In an effort to control healthcare costs, payers are working to encourage healthier behaviors and prevent chronic conditions through member wellness programs, consumer education, digital health offerings and other initiatives.
However, in most American households, it is not consumers in general, but women in particular, who are responsible for healthcare for themselves and their families. Through a nationally representative study of more than 3,000 women who manage their family’s healthcare, Willow Research examined their experiences navigating the healthcare system in the United States: what is working well for them, where there are difficulties, and what they need to keep themselves and their families healthy.
The research was conducted from January 2020 through August 2020, in the midst of the coronavirus pandemic, and reveals the challenges these women face as they try to navigate an often-confusing system during a period of crisis. Women tell us the help they want and need to keep their families afloat, both now and in the future.
In most American households, women are the ones who are responsible for healthcare for themselves and their families.
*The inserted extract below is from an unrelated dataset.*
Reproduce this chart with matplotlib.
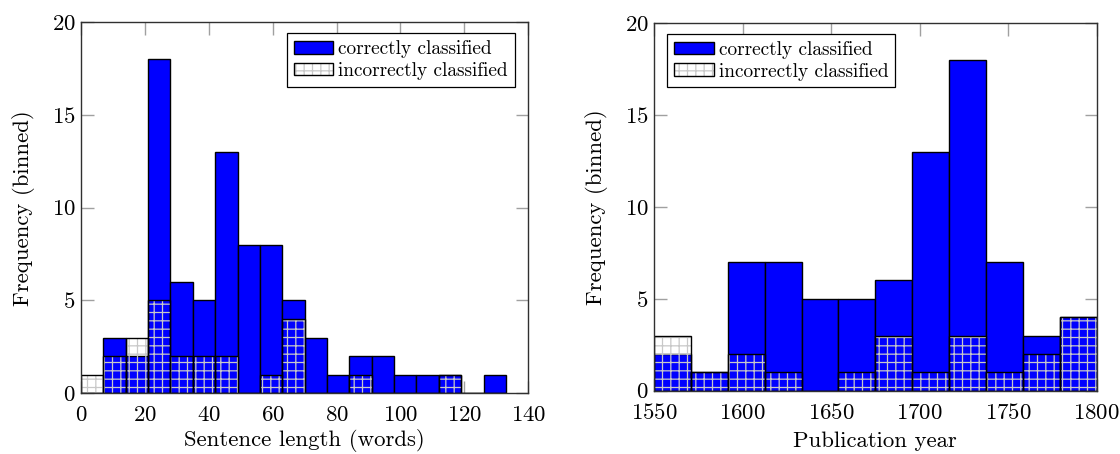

From this study, we learned:
- 46% feel “stressed out and frustrated” by the healthcare system.
- 43% prioritize their family’s healthcare over their own.
- 44% have made sacrifices in order to cover healthcare costs.
- More than half of households (57%) have at least some difficulty paying for healthcare.
- 72% say that healthcare costs are unpredictable.
- 70% of women would find it helpful to have an app or program to tell them whether something would be covered and what their out-of-pocket costs would be before point of care.
How Providers Can Help
As we found in our recent study of payer executives, payers are hard at work trying to address the cost problem in healthcare. In addition to leveraging their core capabilities in data analytics and fostering greater collaboration with providers, payers are also encouraging their members to be healthier through a range of wellness and educational initiatives and digital health tools.
However, the present study finds that, from the consumer perspective, the challenge of high healthcare costs has not been solved. Our study of women who are healthcare decision-makers for their family finds that their greatest challenges relate to managing healthcare costs and insurance coverage. In order to ease the difficulties that women have navigating the healthcare system, these women want help from payers in the three areas below.
- Greater transparency around costs and coverage
- Financial education around healthcare financial tools
- Financial support for healthcare costs
Importantly, women are open to technological solutions to achieve greater cost transparency. Success in addressing these three needs would be welcomed across the board, but for the most precarious households, solutions aimed at greater transparency may not be sufficient. The aftermath of the pandemic is likely to leave even more in need of financial education and assistance.